Brexit uncertainty and migration decisions spark brain drain concerns
Brexit has sparked major changes in migration decisions, equivalent to the impact of a serious economic or political crisis, according to a pioneering joint study between the Oxford-in-Berlin research partnership and the WZB Social Sciences Center Berlin.
The study reveals the UK is facing a potential brain drain of highly-educated British citizens, who have decided to invest their futures in continental Europe. Based on OECD and Eurostat data, it shows migration from the UK to EU countries increased by some 30%, compared to pre-Brexit numbers and the number of British citizens obtaining an EU member state passport increased by more than 500% across the Continent, and by more than 2000% in Germany.
The study, authored by Daniel Tetlow of Oxford-in-Berlin and Daniel Auer of WZB, compares changes in migration and naturalisation patterns of migrating UK citizens before and since the Brexit referendum. Their analysis reveals Brexit has been the dominant driver of migration decisions since 2016, by comparison with stable migration flows of other EU nationals over the same period.
According to the study, the numbers of UK citizens obtaining EU member state passports provides evidence that an increasing number of UK immigrants are making long-term migration decisions to protect themselves from some of the negative effects of Brexit.
The study authors maintain that, since 2015, when the Brexit referendum was announced, the UK to EU migration and naturalisation trajectories have diverged dramatically from the norm and the numbers have continued on this trajectory in the subsequent years of observation.
Dr. Auer says, "These increases in numbers are of a magnitude that you would expect when a country is hit by a major economic or political crisis."
Additional study data collected from controlled interviews of British citizens across all 16 German federal states, reveals increased levels of risk-taking and impulsivity to deal with the impact of Brexit. Decisions were also taken and acted upon over a much shorter time period than equivalent decisions made before the Brexit vote. As a result, more than double the number of interviewees, who migrated post-referendum, reported taking a 'big risk' (57% vs 24% pre-Brexit). In addition, the majority of interviewees who migrated post-referendum, agreed either to a pay-cut or a pay freeze as part of their migration decision, when before referendum the majority received a pay rise.
An unexpected outcome of the study, of UK citizens in Germany, was that many have made a greater commitment to integrate or 'socially embed' in their local communities as a direct result of Brexit.
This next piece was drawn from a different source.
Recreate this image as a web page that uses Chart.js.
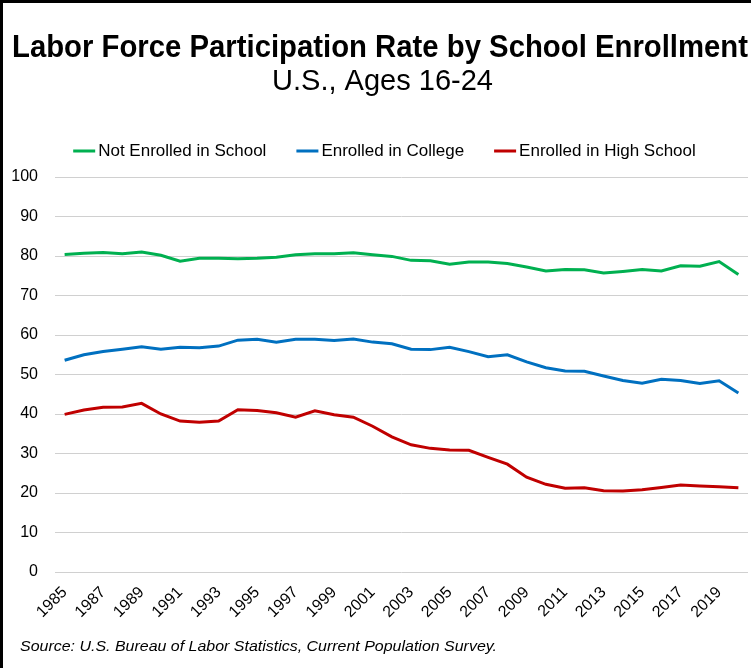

The study found in many respondents a commitment to language learning and local community work along with a pride in a new British European identity. Since the referendum, the German government has decided to grant 31,600 British citizens German citizenship while allowing them to maintain their UK identity indefinitely.
"We're observing a new social migration phenomena and a redefining of what it means to be British-European," says Mr Tetlow.
The study concludes, in the last four years, 'collective uncertainty," triggered by Brexit, was and still remains powerful enough to alter migratory behaviour at scales comparable to the impact of a large-scale economic shock.